Reporter: Veronica Marshall Writer: Drew Hill
Published: Updated:
covid vaccines

The Department of health is normally an invisible, behind-the-scenes organization. But, since the COVID-19 vaccine rollout process began in Florida, that state and each individual county’s Department of Health has been thrust into the spotlight.

Lately, though, FDOH has been facing a considerable amount of criticism for the challenges people are facing to get the vaccine. However, experts tell WINK News that the blame goes beyond them.

Dr. Joseph Pepe is the FDOH Officer for Charlotte County. “We were looking somewhere around 75 to 100 an hour, and now we’re doing three to 400 per hour.

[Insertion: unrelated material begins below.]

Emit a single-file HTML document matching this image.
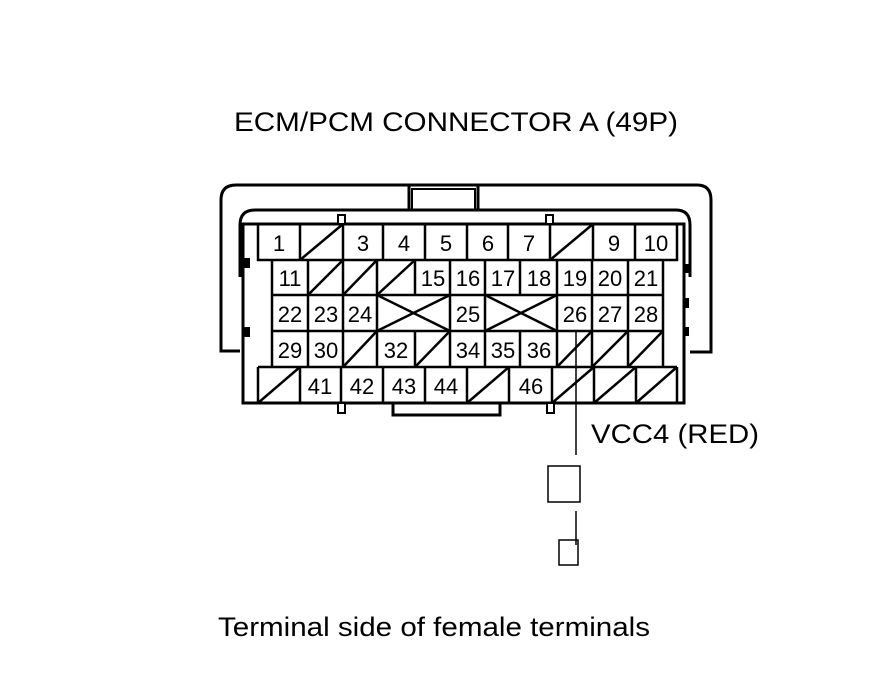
<!DOCTYPE html>
<html><head><meta charset="utf-8"><style>html,body{margin:0;padding:0;background:#fff}svg{display:block}</style></head><body>
<svg width="880" height="684" viewBox="0 0 880 684" xmlns="http://www.w3.org/2000/svg" font-family="Liberation Sans, Arial, sans-serif">
<rect width="880" height="684" fill="#fff"/>
<text x="234" y="131" font-size="27" textLength="444" lengthAdjust="spacingAndGlyphs">ECM/PCM CONNECTOR A (49P)</text>
<g fill="none" stroke="#000" stroke-width="3">
<path d="M240,351 H221 V200 Q221,185 236,185 H697 Q711,185 711,200 V352 H690"/>
<path d="M240,277 V225 Q240,210 255,210 H676 Q690,210 690,225 V277"/>
<rect x="243" y="224" width="441" height="179"/>
<path d="M409,185 V210 M478,185 V210" />
<rect x="412" y="189" width="63" height="21" stroke-width="2"/>
<path d="M393,403 V415 H500 V403"/>
</g>
<g fill="#fff" stroke="#000" stroke-width="2">
<rect x="338" y="215" width="7" height="9"/><rect x="546" y="215" width="7" height="9"/>
<rect x="338" y="403" width="7" height="10"/><rect x="547" y="403" width="7" height="10"/>
</g>
<g fill="#000">
<rect x="244" y="258" width="6" height="10"/><rect x="244" y="327" width="6" height="10"/>
<rect x="683" y="264" width="6" height="9"/><rect x="683" y="298" width="6" height="10"/><rect x="683" y="327" width="6" height="9"/>
</g>
<g fill="none" stroke="#000" stroke-width="2.5">
<path d="M258,224 V260 H677 V224 M300,224 V260 M343,224 V260 M383,224 V260 M425,224 V260 M467,224 V260 M508,224 V260 M550,224 V260 M593,224 V260 M635,224 V260"/>
<path d="M300,260 L343,224 M550,260 L593,224"/>
<path d="M272,260 V367 M663,260 V367 M272,295 H663 M272,331 H663 M258,367 H677"/>
<path d="M308,260 V367 M343,260 V367 M377,260 V367 M415,260 V295 M415,331 V367 M450,260 V367 M485,260 V367 M520,260 V295 M520,331 V367 M557,260 V367 M592,260 V367 M628,260 V367"/>
<path d="M308,295 L343,260 M343,295 L377,260 M377,295 L415,260"/>
<path d="M377,295 L450,331 M377,331 L450,295 M485,295 L557,331 M485,331 L557,295"/>
<path d="M343,367 L377,331 M415,367 L450,331 M557,367 L592,331 M592,367 L628,331 M628,367 L663,331"/>
<path d="M258,367 V403 M300,367 V403 M341,367 V403 M383,367 V403 M425,367 V403 M467,367 V403 M509,367 V403 M552,367 V403 M594,367 V403 M636,367 V403 M677,367 V403"/>
<path d="M258,403 L300,367 M467,403 L509,367 M552,403 L594,367 M594,403 L636,367 M636,403 L677,367"/>
</g>
<g font-size="22" text-anchor="middle">
<text x="279" y="251">1</text><text x="363" y="251">3</text><text x="404" y="251">4</text><text x="446" y="251">5</text><text x="488" y="251">6</text><text x="529" y="251">7</text><text x="614" y="251">9</text><text x="656" y="251">10</text>
<text x="290" y="286">11</text><text x="433" y="286">15</text><text x="468" y="286">16</text><text x="503" y="286">17</text><text x="539" y="286">18</text><text x="575" y="286">19</text><text x="610" y="286">20</text><text x="646" y="286">21</text>
<text x="290" y="322">22</text><text x="326" y="322">23</text><text x="360" y="322">24</text><text x="468" y="322">25</text><text x="575" y="322">26</text><text x="610" y="322">27</text><text x="646" y="322">28</text>
<text x="290" y="358">29</text><text x="326" y="358">30</text><text x="396" y="358">32</text><text x="468" y="358">34</text><text x="503" y="358">35</text><text x="539" y="358">36</text>
<text x="320" y="394">41</text><text x="362" y="394">42</text><text x="404" y="394">43</text><text x="446" y="394">44</text><text x="531" y="394">46</text>
</g>
<g fill="none" stroke="#000" stroke-width="1.5">
<path d="M576,331 V455 M576,511 V545"/>
<rect x="548" y="466" width="32" height="36"/>
<rect x="559" y="540" width="19" height="25"/>
</g>
<text x="591" y="443" font-size="27" textLength="168" lengthAdjust="spacingAndGlyphs">VCC4 (RED)</text>
<text x="218" y="636" font-size="27" textLength="432" lengthAdjust="spacingAndGlyphs">Terminal side of female terminals</text>
</svg>
</body></html>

So we’ve definitely improved our process dramatically,” said Pepe.

But it seems that for almost every success, local health departments are facing a different challenge.

“A lot of healthcare workers are tired. I’ve seen a lot of really tough stuff over the last year and a half,” Dr. Pepe said.

One part of the problem is that health departments have to do more with less. A study says that spending for local health departments has dropped 18% since 2010.

Also, they’ve lost at least 38,000 public health jobs since 2008.

Dr. Chris Beyrer works with Johns Hopkins Bloomberg School of Public Health. He says that this lack of resources is now impacting us all.

“The rollout of these two very efficacious products has been halting and slow and challenging. And it has been too slow to have these vaccines, at least up until now, have an impact on protecting the American people,” said Dr. Beyrer.

Even the emergency funding hit a dangerous delay.

“The CDC is ultimately the agency that is tasked with managing these distribution programs and the funding for them was going to be in the second recovery act, which was long-delayed,” Dr. Beyrer said.

Dr. Howard Koh is with Harvard’s T.H. Chan School of Public Health. “It’s not clear that coordination at the highest level has occurred yet. And it’s got to improve if we’re going to get to the targets of some 85 percent of the population vaccinated and achieving herd immunity,” said Dr. Koh.

So while everyone waits for Washington DC to do something, local health departments are leaning on the one resource they can count on.

“We’ve had lots of folks come out, and really have been amazing, and they’re just so happy to be able to finally support and serve and help others. And that’s made all the difference in the world in our vaccine group one as well,” Dr. Pepe.

The reshuffling of local resources to combat the pandemic has drawn them away from other health department efforts. For example, tackling historically high STI rates the opioid crisis and other infectious diseases such as HIV and Hepatitis C.